La madre de José María murió cuando Arguedas era un muchacho de diecinueve años. El padre, un juez, se casó con la madrastra que le arruinó el ánimo al chico, su hermanastro lo obligó (por ejemplo) a contemplar espantado una violación que protagonizaba el medio pariente, y asustado de esa violencia José María se fue a los montes en busca de la muerte… En el colegio, dice Cueto, el maestro le auguró lo peor como estudiante ("Nunca llegarás a nada"), pero en el Leoncio Prado, donde también estudió, con consecuencias que están en La ciudad y los perros, de Mario Vargas Llosa, saca las mejores notas, recibe cariño, “y es ahí donde se hace amigo de mi padre, Carlos Cueto Ferrandini”.

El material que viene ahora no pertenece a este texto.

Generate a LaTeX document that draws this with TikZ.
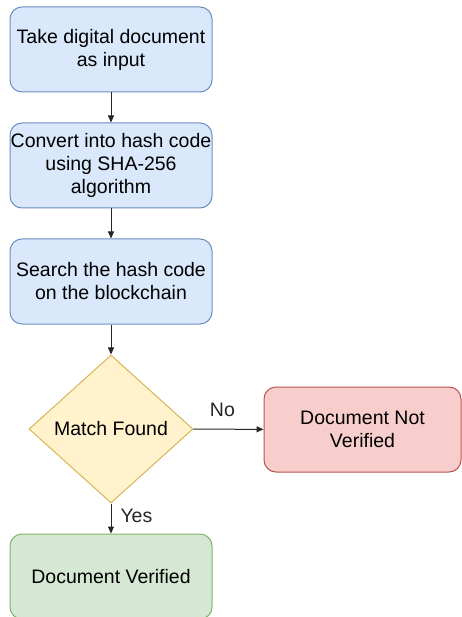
\documentclass[tikz,border=0pt]{standalone}
\usepackage{fontspec}
\setmainfont{Liberation Sans}
\usetikzlibrary{arrows.meta,shapes.geometric}
\definecolor{bfill}{HTML}{DAE8FC}\definecolor{bline}{HTML}{6C8EBF}
\definecolor{yfill}{HTML}{FFF2CC}\definecolor{yline}{HTML}{D6B656}
\definecolor{rfill}{HTML}{F8CECC}\definecolor{rline}{HTML}{B85450}
\definecolor{gfill}{HTML}{D5E8D4}\definecolor{gline}{HTML}{82B366}
\tikzset{
  boxbase/.style={rectangle, rounded corners=12pt, line width=1pt, inner sep=0pt,
    align=center, font=\fontsize{19.5pt}{23pt}\selectfont},
  bluebox/.style={boxbase, fill=bfill, draw=bline, minimum width=202pt, minimum height=85pt},
  redbox/.style={boxbase, fill=rfill, draw=rline, minimum width=197pt, minimum height=85pt},
  greenbox/.style={boxbase, fill=gfill, draw=gline, minimum width=202pt, minimum height=85pt},
  decision/.style={diamond, fill=yfill, draw=yline, line width=1pt, inner sep=0pt,
    minimum width=164pt, minimum height=148pt, aspect=1.108, align=center,
    font=\fontsize{19.5pt}{23pt}\selectfont},
  conn/.style={-{Triangle[length=7pt,width=6pt]}, line width=1pt, black!85},
  lbl/.style={font=\fontsize{19.5pt}{23pt}\selectfont, inner sep=0pt}
}
\begin{document}
\begin{tikzpicture}[x=1pt,y=-1pt]
\useasboundingbox (0,0) rectangle (462,617);
\clip (0,0) rectangle (462,617);
\node[bluebox] (b1) at (111,49.5) {Take digital document\\as input};
\node[bluebox] (b2) at (111,165.5) {Convert into hash code\\using SHA-256\\algorithm};
\node[bluebox] (b3) at (111,281.5) {Search the hash code\\on the blockchain};
\node[decision] (d) at (111,429) {Match Found};
\node[redbox] (r) at (362.5,429.5) {Document Not\\Verified};
\node[greenbox] (g) at (111,576.5) {Document Verified};
\draw[conn] (b1) -- (b2);
\draw[conn] (b2) -- (b3);
\draw[conn] (b3) -- (d);
\draw[conn] (d) -- node[lbl, above=12pt, xshift=-6pt] (no) {No} (r);
\draw[conn] (d) -- node[lbl, right=9pt, yshift=3pt] (yes) {Yes} (g);
\end{tikzpicture}
\end{document}
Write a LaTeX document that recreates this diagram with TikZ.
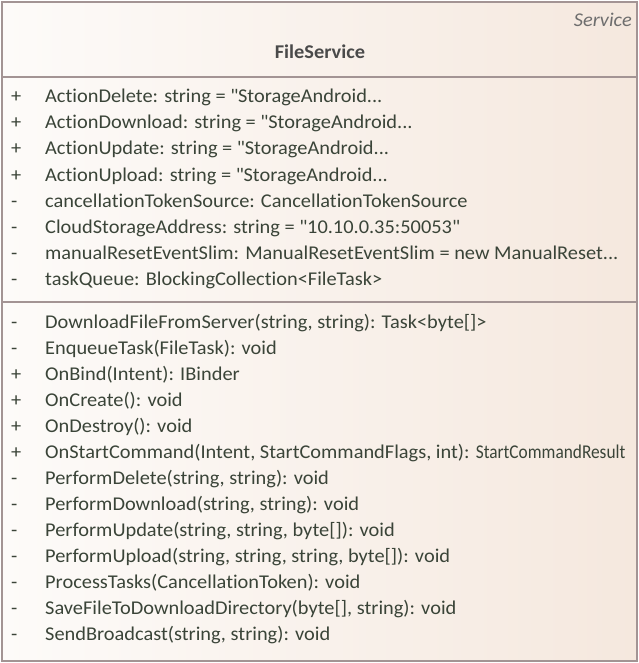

Es entonces cuando se hace el escritor que fue autor, en 1958, de Los ríos profundos. Tenía una obsesión bien marcada: revelar las verdaderas bondades culturales, geográficas, del mundo andino, tal como él las había vivido…” Va a la Costa del Perú, a Lima, y ahí empieza ese largo proceso que termina siendo la culminación de un talento. “Siempre se reía. Vio una película que se anunciaba así, Borrascosa y abrumada, y él no cesó todo un día de repetir esas palabras, a carcajadas… Cuando murió mi padre le escribió a mi madre. 'Lilly, he llorado porque mi compadre (fue el padrino de un hermano) no escribió todo lo que había conocido'”.

Le contó Lilly a su hijo Alonso cómo se conocieron Mario y Arguedas. Éste le dijo al joven Vargas: “Nadie como tú puede escribir lo que yo ya no sé hacer, con tu energía, cómo te envidio”. En el último texto de Arguedas, el de su última decisión, la más inequívoca, dejó dicho el autor de Los ríos profundos: “Esta pistola es la última chispa de mi vida”.

Hoy, en Cádiz, ese hombre resucita en su literatura. Lo trae Mario Vargas Llosa. Aunque éste no esté, lo cierto es que siempre han cabalgado juntos por un río que los une en la energía y, también, en la melancolía que desprenden las historias que ambos han protagonizado como escritores y como gente.